Let us focus our attention on the final question. It must be recalled that signing a free trade treaty multiplies the incidences of cross border service delivery and transnational mobility of business. This puts different labour law frameworks and different levels of protection of rights into regular contact. This situation would not be problematic if it fulfilled the following two conditions:
• First the treaty must include common standards on labour rights (minimum salary, maximum working day, collective rights, etc);
• Second, and independently of the first condition, the treaty will include a clause of inviolability or non-retroactivity that will require States not to change their labour standards.
If neither of these conditions is satisfied, experience tells us that, when disparate labour regulatory frameworks come into contact and capital is allowed to freely choose their business location or the place where services are delivered, two phenomenon invariably result, in the EU context; social dumping and a regulatory race to the bottom.

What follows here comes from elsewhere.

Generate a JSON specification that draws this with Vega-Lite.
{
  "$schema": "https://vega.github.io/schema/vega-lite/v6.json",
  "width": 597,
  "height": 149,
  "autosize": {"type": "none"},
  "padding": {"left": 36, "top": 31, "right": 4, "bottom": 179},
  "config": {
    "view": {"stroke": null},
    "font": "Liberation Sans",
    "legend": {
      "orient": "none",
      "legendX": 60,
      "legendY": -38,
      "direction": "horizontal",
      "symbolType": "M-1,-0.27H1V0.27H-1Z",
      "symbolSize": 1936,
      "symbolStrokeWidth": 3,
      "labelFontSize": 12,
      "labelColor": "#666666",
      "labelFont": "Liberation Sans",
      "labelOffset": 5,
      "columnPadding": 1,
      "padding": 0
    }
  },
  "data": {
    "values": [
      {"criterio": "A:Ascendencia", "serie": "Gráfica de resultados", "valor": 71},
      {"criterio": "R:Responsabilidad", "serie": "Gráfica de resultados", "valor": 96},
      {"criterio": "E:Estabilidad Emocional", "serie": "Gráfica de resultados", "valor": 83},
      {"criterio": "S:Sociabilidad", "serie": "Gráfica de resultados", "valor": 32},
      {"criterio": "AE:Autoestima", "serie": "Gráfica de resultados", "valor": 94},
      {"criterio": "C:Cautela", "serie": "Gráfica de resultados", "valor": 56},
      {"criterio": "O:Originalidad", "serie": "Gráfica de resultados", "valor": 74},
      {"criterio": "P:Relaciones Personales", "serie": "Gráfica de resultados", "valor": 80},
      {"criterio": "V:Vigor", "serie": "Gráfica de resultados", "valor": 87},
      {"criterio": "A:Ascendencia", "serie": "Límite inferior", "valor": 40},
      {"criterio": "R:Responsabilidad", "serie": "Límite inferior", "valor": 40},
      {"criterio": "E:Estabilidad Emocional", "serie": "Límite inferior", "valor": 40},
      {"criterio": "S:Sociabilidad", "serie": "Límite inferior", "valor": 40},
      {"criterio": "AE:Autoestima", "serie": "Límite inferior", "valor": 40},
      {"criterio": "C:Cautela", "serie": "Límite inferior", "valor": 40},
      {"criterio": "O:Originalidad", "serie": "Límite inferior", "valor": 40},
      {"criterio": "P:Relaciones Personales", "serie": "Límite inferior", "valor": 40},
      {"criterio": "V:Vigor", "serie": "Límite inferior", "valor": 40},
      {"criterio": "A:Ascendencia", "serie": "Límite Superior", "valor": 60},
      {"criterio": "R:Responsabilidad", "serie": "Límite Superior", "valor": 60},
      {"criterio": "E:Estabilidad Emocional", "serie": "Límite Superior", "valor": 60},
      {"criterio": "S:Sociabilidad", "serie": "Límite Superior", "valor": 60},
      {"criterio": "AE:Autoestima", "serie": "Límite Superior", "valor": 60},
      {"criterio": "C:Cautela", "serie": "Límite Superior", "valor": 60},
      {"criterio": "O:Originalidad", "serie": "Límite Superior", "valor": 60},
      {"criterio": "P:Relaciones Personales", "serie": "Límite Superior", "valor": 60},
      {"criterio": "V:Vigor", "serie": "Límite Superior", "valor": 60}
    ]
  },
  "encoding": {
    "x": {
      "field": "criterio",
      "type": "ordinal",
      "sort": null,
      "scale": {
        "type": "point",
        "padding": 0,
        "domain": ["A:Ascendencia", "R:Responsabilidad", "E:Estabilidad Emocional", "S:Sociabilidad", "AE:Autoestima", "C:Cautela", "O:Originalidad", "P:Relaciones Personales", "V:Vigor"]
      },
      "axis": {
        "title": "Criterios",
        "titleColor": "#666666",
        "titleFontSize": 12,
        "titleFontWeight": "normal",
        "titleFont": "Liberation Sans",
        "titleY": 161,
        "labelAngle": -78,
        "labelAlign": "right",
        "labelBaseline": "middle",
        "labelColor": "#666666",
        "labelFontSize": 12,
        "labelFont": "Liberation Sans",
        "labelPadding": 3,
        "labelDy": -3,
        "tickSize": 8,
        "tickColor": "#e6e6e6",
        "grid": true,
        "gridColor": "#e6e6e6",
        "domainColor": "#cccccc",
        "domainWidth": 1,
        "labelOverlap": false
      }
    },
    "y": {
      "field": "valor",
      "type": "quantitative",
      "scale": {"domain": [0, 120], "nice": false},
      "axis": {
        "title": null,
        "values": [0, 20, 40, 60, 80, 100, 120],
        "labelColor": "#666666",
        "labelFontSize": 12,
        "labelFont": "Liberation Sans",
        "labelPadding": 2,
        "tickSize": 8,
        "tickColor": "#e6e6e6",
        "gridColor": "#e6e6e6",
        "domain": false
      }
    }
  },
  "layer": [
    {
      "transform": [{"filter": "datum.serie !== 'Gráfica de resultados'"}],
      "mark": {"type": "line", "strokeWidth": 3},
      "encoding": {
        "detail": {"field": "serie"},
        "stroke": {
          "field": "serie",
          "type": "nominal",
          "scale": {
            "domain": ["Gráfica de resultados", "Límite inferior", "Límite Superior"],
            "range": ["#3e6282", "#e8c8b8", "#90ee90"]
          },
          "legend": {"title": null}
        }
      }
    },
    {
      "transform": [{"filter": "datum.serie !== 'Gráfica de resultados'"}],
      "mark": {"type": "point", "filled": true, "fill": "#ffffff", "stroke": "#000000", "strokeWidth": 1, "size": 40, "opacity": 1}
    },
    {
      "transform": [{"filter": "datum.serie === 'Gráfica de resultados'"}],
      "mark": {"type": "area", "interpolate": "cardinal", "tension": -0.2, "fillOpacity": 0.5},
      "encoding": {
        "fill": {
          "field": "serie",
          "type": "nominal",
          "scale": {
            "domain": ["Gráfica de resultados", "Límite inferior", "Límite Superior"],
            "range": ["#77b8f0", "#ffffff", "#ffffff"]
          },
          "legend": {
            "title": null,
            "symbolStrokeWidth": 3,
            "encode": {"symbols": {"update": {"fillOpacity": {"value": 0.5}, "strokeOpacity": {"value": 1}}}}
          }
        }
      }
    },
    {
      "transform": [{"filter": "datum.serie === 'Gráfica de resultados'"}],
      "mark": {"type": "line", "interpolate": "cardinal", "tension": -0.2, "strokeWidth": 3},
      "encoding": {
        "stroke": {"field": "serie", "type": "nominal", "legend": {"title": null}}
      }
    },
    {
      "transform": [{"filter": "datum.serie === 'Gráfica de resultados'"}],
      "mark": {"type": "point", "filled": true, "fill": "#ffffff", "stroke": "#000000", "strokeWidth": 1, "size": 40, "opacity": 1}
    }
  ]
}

Social dumping is a business strategy to slash social costs by shifting production to a state where labour rights (normally those relating to wages) are not so well protected. However, it is possible that businesses only shift their workers to provide services in a state with higher standards; but by maintaining the conditions of work in the home state, they are thus in a better position on social costs than the local, domestic businesses. On the other hand, regulatory competition is a phenomenon that occurs when, in a situation of disparate regulation, described above, governments claim to attract foreign businesses by lowering labour rights (lower wages or facilitating dismissal).
All these phenomena form part of the EU reality. For sure, to control, minimally, social dumping and to silence critics of the EU social deficit, different measures have been adopted, which have had little effect. Despite this, the phenomenon of regulatory competition has been converted into a strategy deployed by international financial authorities, established today through different mechanisms of economic governance in the EU. The result is evident. One only has to observe the worsening of disparities on labour and social issues in the EU, with Greece, Spain, Portugal and Ireland heading unemployment, job insecurity, poverty and exclusion.

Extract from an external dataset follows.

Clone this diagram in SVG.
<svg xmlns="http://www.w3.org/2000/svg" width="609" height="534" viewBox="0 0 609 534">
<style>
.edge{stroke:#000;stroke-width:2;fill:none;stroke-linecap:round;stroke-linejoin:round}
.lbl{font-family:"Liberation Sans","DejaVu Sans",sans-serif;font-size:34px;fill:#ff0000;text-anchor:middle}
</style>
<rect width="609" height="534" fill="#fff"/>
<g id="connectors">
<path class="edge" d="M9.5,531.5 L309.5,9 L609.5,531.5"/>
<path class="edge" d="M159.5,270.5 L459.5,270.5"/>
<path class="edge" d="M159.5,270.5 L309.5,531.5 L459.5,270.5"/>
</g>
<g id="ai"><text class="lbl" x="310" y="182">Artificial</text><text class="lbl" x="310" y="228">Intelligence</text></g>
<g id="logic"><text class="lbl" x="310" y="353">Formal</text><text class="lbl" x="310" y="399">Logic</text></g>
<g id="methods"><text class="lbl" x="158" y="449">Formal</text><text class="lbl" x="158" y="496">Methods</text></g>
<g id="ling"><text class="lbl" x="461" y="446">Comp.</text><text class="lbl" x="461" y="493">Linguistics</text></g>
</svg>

In light of the foregoing, to evaluate the impact of the TTIP on labour rights, we must taken into account two conflicting premises:
• First, economic integration in the European context has had negative consequences for most male and female workers, especially in the South. This is so even though EU member states – at least until the last round of enlargement – share similar traditions on recognizing social and labour rights;
• Second, with the TTIP, two systems are going to come into contact, fundamentally opposite on the issue of recognizing and protecting labour rights, namely, the North American system and the European system (true for at least the majority of the EU states). A quick look at the number of ratifications of ILO conventions gives us an idea of the disparity: Spain has ratified 133; France, 125; Germany, 85; and the United States, 14, which does not include conventions on trade union freedom.

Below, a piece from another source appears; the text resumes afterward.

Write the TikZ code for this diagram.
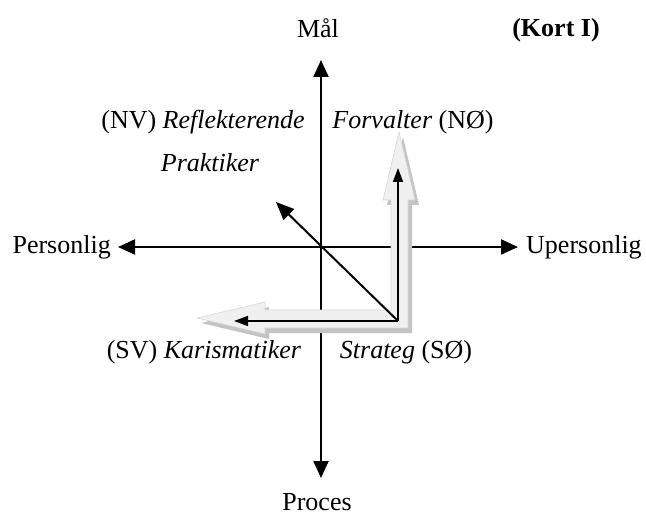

Faced with this situation, some propose the route of requiring the future Treaty to include non-retroactive clauses, recognition of labour standards, a carve-out for labour issues from the jurisdiction of the special dispute resolution system, etc. However, none of these clauses – in the doubtful case of integration - would avoid the future race to the bottom on labour rights. The EU experience has thus demonstrated it. Stopgaps do not fit in the TTIP, not on labour, environmental or health issues. Our only option to maintain our rights, is head on and decisive opposition from the peoples of Europe to demonstrate (which they have already done in respect of the false European Constitution), that all deception has its limits. Carrying out campaigns such as ATTAC, faced with the treaty is now a priority to sensibilize social majorities and to achieve a sustained movement that challenges the anti-democratic and antisocial TTIP. Once more, the response must come from the streets and be assumed as the vanguard of the battle by the political and trade union forces that defend people’s rights.